Rich people look so… bored.
But let me back up for a second.
I’m sitting in a relatively upscale cafe, sipping a delicious drink (hint: it has boba in it), reading a book, and — all-in-all — doing my very best to avoid the internet.
It is a Monday.
As I look around, all I see are bored, tired faces, immersed in their phones, and gazing around, even though they’re with someone. They look like they don’t want to be here. Or like they want something better.
Couples sit in silence. Customers complain. What a stark juxtaposition.
Because, 100 yards away, are the slums.
On my way to this cafe (and I’m probably giving away the location), you have to trek through the worst, most-depressed parts of Los Angeles. Homeless people everywhere. Squalor everywhere. Buildings abandoned years ago. Graffiti. Broken glass.
And broken dreams.
Yet, all I see in this cafe are “searching eyes” — always hunting for something more. Yet perhaps it’s the search that kills us: it’s the search that exhausts us and creates tension and uneasiness within. Because once we (or they) get our riches, we can’t enjoy it.
We’re still too busy.
Is this what the Buddhists and Stoics warned us of?

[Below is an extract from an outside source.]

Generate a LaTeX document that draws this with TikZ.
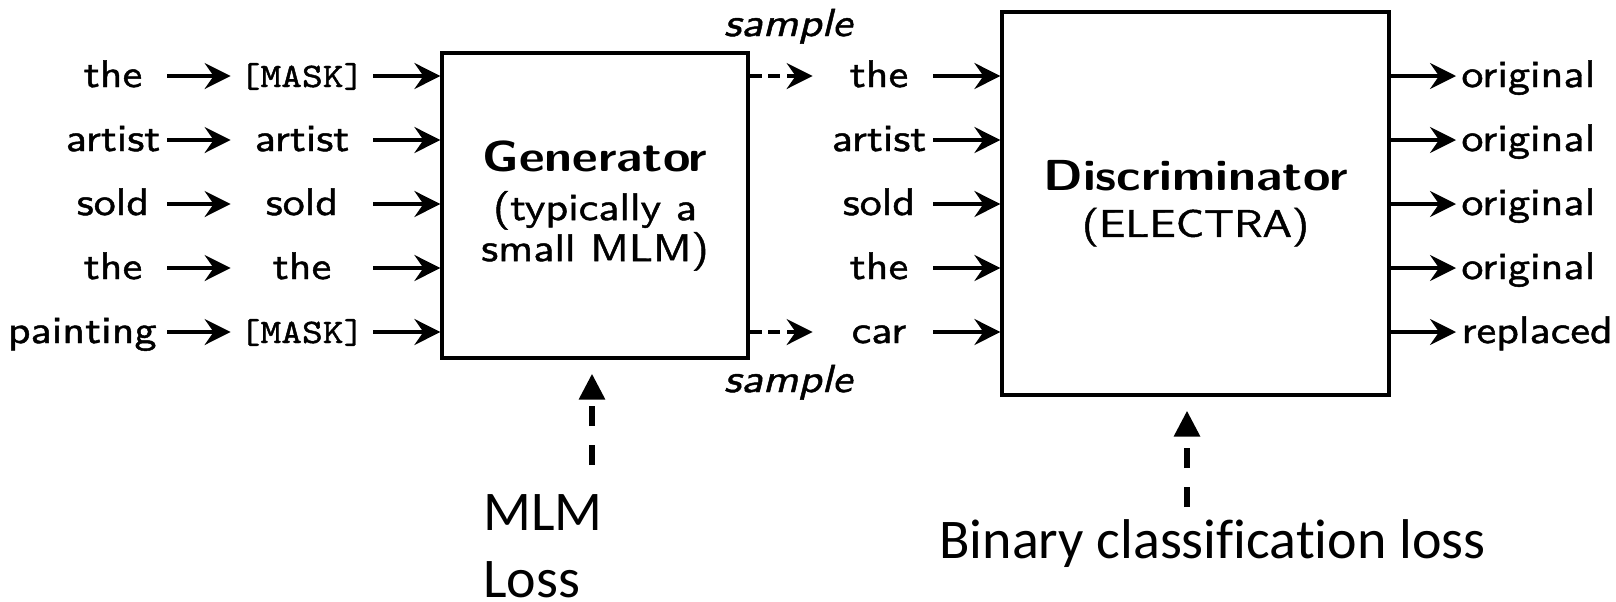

Still, in many cultures, we value success. But what is success? More dross? Less empathy? A skewed perception of what is good and what is good enough?
Perhaps. But you can’t fool yourself forever. It’s like the salad oil fiasco or the antifreeze scandal — if you construct something on poor foundations, it will fall. So what can we do? And what can I do if I’m complaining about it?
I don’t really know.
Sorry dude, but it’s the harsh truth. There’s no right answer; that’s up to you to decide, but I can venture a guess:
The table next to me just left and left their uneaten bits of lasagna, salad, and bread. Soon, a happy bird entered. “Jackpot!” I thought. It grabbed a shred of salad and flew off. I looked up and saw a woman watching the same scene and we shared a smile.
Maybe because we saw what the other busy people missed.